---------- Dataset extract ----------

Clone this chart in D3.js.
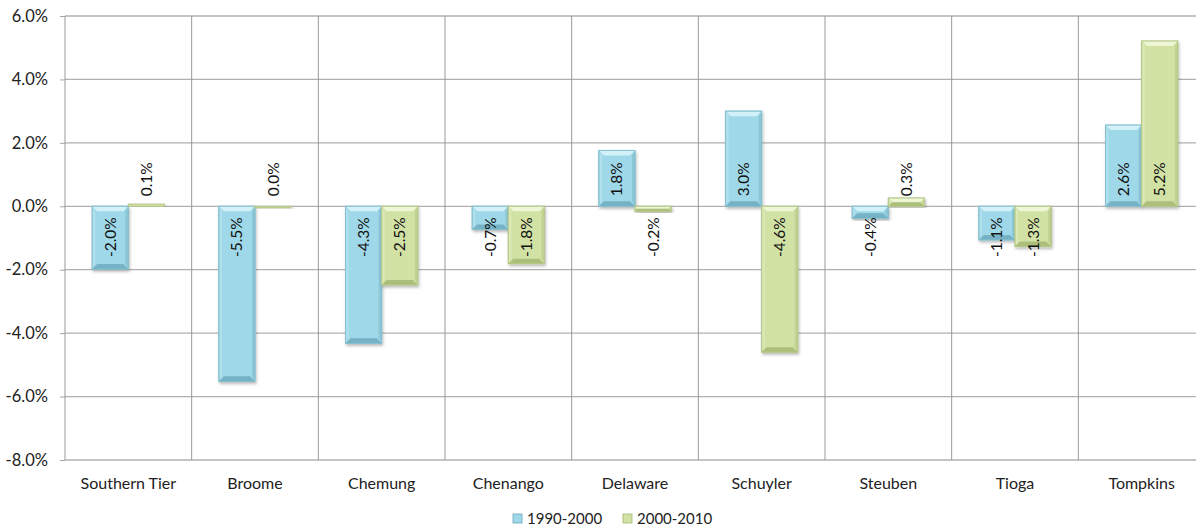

----------
---------- Dataset extract ----------

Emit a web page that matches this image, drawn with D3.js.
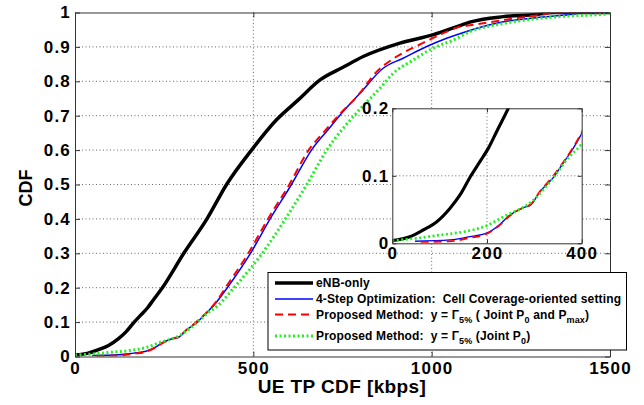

----------
---------- Dataset extract ----------

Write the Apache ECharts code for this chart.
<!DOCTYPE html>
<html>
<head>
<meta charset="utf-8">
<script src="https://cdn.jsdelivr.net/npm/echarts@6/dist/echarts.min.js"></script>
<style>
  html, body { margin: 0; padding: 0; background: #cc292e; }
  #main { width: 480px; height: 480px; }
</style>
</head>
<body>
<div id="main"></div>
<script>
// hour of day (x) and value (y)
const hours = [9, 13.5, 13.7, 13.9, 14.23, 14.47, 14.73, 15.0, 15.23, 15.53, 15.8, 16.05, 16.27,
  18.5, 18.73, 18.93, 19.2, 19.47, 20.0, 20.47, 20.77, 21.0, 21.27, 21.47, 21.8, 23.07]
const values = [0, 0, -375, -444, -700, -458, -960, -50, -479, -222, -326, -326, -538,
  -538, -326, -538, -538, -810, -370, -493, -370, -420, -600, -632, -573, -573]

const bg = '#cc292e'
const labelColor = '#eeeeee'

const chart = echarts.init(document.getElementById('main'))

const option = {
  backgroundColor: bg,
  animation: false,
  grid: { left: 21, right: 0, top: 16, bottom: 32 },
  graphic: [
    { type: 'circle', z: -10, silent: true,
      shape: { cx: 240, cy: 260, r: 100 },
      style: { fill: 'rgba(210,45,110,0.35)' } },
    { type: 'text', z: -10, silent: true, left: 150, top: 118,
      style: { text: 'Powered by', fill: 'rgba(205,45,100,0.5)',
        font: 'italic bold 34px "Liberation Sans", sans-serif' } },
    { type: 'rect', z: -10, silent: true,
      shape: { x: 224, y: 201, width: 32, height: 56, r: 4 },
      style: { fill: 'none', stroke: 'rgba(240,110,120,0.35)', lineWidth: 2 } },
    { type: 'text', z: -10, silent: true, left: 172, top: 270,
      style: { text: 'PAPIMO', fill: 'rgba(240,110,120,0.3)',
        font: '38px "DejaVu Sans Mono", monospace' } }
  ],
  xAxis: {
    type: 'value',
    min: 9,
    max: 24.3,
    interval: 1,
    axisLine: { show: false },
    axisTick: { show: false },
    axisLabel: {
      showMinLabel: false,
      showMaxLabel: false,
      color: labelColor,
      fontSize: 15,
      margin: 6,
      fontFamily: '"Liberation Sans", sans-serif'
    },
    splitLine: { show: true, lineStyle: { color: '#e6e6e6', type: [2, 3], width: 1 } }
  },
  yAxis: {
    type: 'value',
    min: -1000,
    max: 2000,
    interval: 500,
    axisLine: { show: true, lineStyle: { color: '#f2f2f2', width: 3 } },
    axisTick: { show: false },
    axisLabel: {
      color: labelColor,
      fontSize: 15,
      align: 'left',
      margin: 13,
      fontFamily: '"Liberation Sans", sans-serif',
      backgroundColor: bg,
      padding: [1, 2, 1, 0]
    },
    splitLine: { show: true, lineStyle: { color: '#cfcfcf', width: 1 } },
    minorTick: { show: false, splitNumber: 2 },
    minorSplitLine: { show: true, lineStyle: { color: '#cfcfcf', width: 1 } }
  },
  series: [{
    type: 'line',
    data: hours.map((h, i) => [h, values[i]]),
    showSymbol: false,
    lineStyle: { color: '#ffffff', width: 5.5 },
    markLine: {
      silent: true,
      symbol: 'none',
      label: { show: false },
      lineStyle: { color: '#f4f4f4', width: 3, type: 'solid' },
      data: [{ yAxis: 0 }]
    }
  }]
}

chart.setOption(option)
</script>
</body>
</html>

----------

** Prompt **
Report only the number of lines in the data above that contain "this".

** Solution below **
3